En ce qui concerne l’industrie pharmaceutique, les PDG ont envoyé un avertissement sévère à la présidente von der Leyen en avril dernier : « à moins que l’Europe ne procède à un changement politique rapide et radical, la recherche, le développement et la fabrication pharmaceutiques seront de plus en plus susceptibles d’être dirigés vers les États-Unis ».
Dans les semaines qui ont suivi, alimentée par la crainte de la guerre commerciale transatlantique en cours à l’époque et par la frustration suscitée par la scène réglementaire européenne, la troisième plus grande entreprise d’Europe en termes de capitalisation boursière, la société suisse Roche, a engagé plus de 40 milliards d’euros d’investissements américains au cours des cinq prochaines années. De même, la multinationale française Sanofi a annoncé un investissement de 17 milliards d’euros pour développer l’industrie manufacturière aux États-Unis jusqu’en 2030.
En juillet, alors que le Big Beautiful Bill et l’accord commercial entre l’UE et les États-Unis étaient en cours d’adoption, la société anglo-suédoise AstraZeneca a également déclaré investir plus de 40 milliards d’euros aux États-Unis au cours des cinq prochaines années, y compris la construction d’un centre de recherche sur les maladies chroniques dans l’État de Virginie, le plus gros investissement de la société dans une installation à ce jour.
En novembre, la Maison Blanche a annoncé un accord à grande échelle entre deux concurrents pharmaceutiques, le fabricant américain Eli Lilly, et la société danoise Novo Nordisk, connue pour avoir été la première à proposer un médicament sur ordonnance contre le diabète de type 2, Ozempic, qui a également été largement utilisé hors AMM pour perdre du poids.
Les deux sociétés ont convenu d’une stratégie visant à réduire les prix de plusieurs médicaments destinés aux Américains et ont annoncé de nouveaux investissements aux États-Unis, Novo Nordisk engageant environ 8,5 milliards d’euros pour accroître la capacité de fabrication américaine. En échange, l’entreprise danoise devrait bénéficier, entre autres avantages, d’une exonération de trois ans des droits de douane américains.
Au total, l’industrie pharmaceutique européenne a promis plus de 100 milliards d’euros pour l’expansion des États-Unis rien qu’en 2025, avec des engagements pluriannuels.
La ruée vers la déréglementation
La pression exercée par les États-Unis est évidente puisque cette année, la Commission européenne s’est orientée vers un programme de déréglementation agressif.
En réponse à une demande du Conseil européen, six propositions de simplification, appelées « omnibus », ont été présentées depuis février dans les domaines de l’énergie, de la finance, de l’agriculture, de la technologie, de la défense et de la chimie.
Notamment, le soi-disant Digital Omnibus a été introduit en novembre et comprend des retards dans les dispositions de la loi sur l’IA et des modifications du RGPD.
Ces initiatives visent à réduire rapidement les formalités administratives et les coûts bureaucratiques pour les entreprises européennes afin d’endiguer la fuite des talents et des capitaux.

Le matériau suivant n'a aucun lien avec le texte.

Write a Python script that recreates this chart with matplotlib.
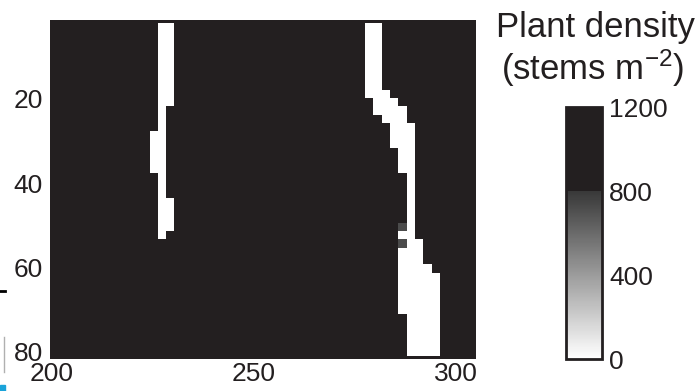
#!/usr/bin/env python3
"""Plant density map of a marsh reach with two bare channels."""

import matplotlib

matplotlib.use("Agg")
import matplotlib.pyplot as plt
import numpy as np
from matplotlib.colors import ListedColormap
from matplotlib.lines import Line2D
from matplotlib.patches import Rectangle


# survey grid
X_START = 199.6
Y_START = 2.0
CELL_X = 2.05
CELL_Y = 1.98
N_COLS = 51
N_ROWS = 40

VEGETATED = 1200
BARE = 0

# bare cells: (first row, last row, first col, last col)
LEFT_CHANNEL = [
    (0, 9, 13, 14),
    (10, 12, 13, 13),
    (13, 17, 12, 13),
    (18, 20, 13, 13),
    (21, 24, 13, 14),
    (25, 25, 13, 13),
]
RIGHT_CHANNEL = [
    (0, 7, 38, 39),
    (8, 8, 38, 40),
    (9, 9, 39, 41),
    (10, 10, 39, 42),
    (11, 11, 40, 42),
    (12, 14, 41, 43),
    (15, 17, 42, 43),
    (18, 24, 43, 43),
    (25, 25, 42, 43),
    (26, 26, 43, 44),
    (27, 28, 42, 44),
    (29, 29, 42, 45),
    (30, 34, 42, 46),
    (35, 39, 43, 46),
]
# sparse patches on the channel bank: (row, col, stems m^-2)
SPARSE_CELLS = [(24, 42, 720), (26, 42, 720)]

X_TICKS = [200, 250, 300]
Y_TICKS = [20, 40, 60, 80]
CBAR_TICKS = [0, 400, 800, 1200]

INK = "#231f20"
FONT = "Liberation Sans"


def density_grid():
    grid = np.full((N_ROWS, N_COLS), float(VEGETATED))
    for first_row, last_row, first_col, last_col in LEFT_CHANNEL + RIGHT_CHANNEL:
        grid[first_row:last_row + 1, first_col:last_col + 1] = BARE
    for row, col, value in SPARSE_CELLS:
        grid[row, col] = value
    return grid


def density_cmap():
    # white to dark grey up to 800, saturated above that
    levels = np.linspace(0, 1200, 240)
    ink = np.array([0x23, 0x1F, 0x20]) / 255
    colors = []
    for level in levels:
        if level < 800:
            g = 1.0 - 0.78 * level / 800
            colors.append((g, g, g))
        else:
            colors.append(tuple(ink))
    return ListedColormap(colors)


def main():
    plt.rcParams["font.family"] = [FONT, "DejaVu Sans"]
    plt.rcParams["mathtext.fontset"] = "custom"
    plt.rcParams["mathtext.rm"] = FONT
    plt.rcParams["mathtext.it"] = FONT
    plt.rcParams["mathtext.default"] = "regular"

    fig = plt.figure(figsize=(6.97, 3.91), dpi=100)
    ax = fig.add_axes([0.0717, 0.0818, 0.6112, 0.867])
    ax.set_facecolor(INK)

    x_end = X_START + N_COLS * CELL_X
    y_end = Y_START + N_ROWS * CELL_Y
    im = ax.imshow(
        density_grid(),
        cmap=density_cmap(),
        vmin=0,
        vmax=1200,
        extent=(X_START, x_end, y_end, Y_START),
        interpolation="nearest",
        aspect="auto",
    )
    ax.set_xlim(199.58, 304.9)
    ax.set_ylim(81.9, 1.2)
    ax.set_xticks(X_TICKS)
    ax.set_yticks(Y_TICKS)
    ax.tick_params(axis="both", length=0, labelsize=19, colors=INK)
    ax.tick_params(axis="x", pad=2.5)
    ax.tick_params(axis="y", pad=5)
    for spine in ax.spines.values():
        spine.set_visible(False)

    cax = fig.add_axes([0.812, 0.0818, 0.0517, 0.644])
    cbar = fig.colorbar(im, cax=cax, ticks=CBAR_TICKS)
    cbar.outline.set_linewidth(2)
    cbar.outline.set_edgecolor(INK)
    cax.tick_params(length=0, pad=5, labelsize=19, colors=INK)

    fig.text(0.855, 0.906, "Plant density", ha="center", va="baseline",
             fontsize=25, color=INK)
    fig.text(0.851, 0.795, r"(stems m$^{-2}$)", ha="center", va="baseline",
             fontsize=25, color=INK)

    # marks left over along the left edge of the panel
    fig.add_artist(Line2D([0, 5 / 697], [1 - 291 / 391] * 2, color="black",
                          linewidth=2, transform=fig.transFigure))
    fig.add_artist(Line2D([4 / 697] * 2, [1 - 337 / 391, 1 - 372 / 391],
                          color="#b0b0b0", linewidth=1, transform=fig.transFigure))
    fig.add_artist(Rectangle((0, 0), 5 / 697, 6 / 391, color="#1aa3d9",
                             transform=fig.transFigure))

    fig.savefig("out.png", dpi=100)
    plt.close(fig)


if __name__ == "__main__":
    main()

Cependant, les mesures proposées font toujours l’objet d’un examen législatif, ainsi que d’un contrôle administratif et de réactions politiques de la part des défenseurs de la vie privée et du climat, entre autres.
Ce n’est que cette semaine qu’un accord a finalement été trouvé sur le premier projet omnibus, un autre signe que l’UE est encore loin d’offrir la certitude financière immédiate de minimiser ou d’éviter les droits de douane américains tout en bénéficiant lorsque cela est possible des politiques du président Trump.
Les chiffres révèlent la pure vérité économique : alors que l’UE débat des détails de la déréglementation, l’investissement dans l’innovation est déjà résolument relocalisé.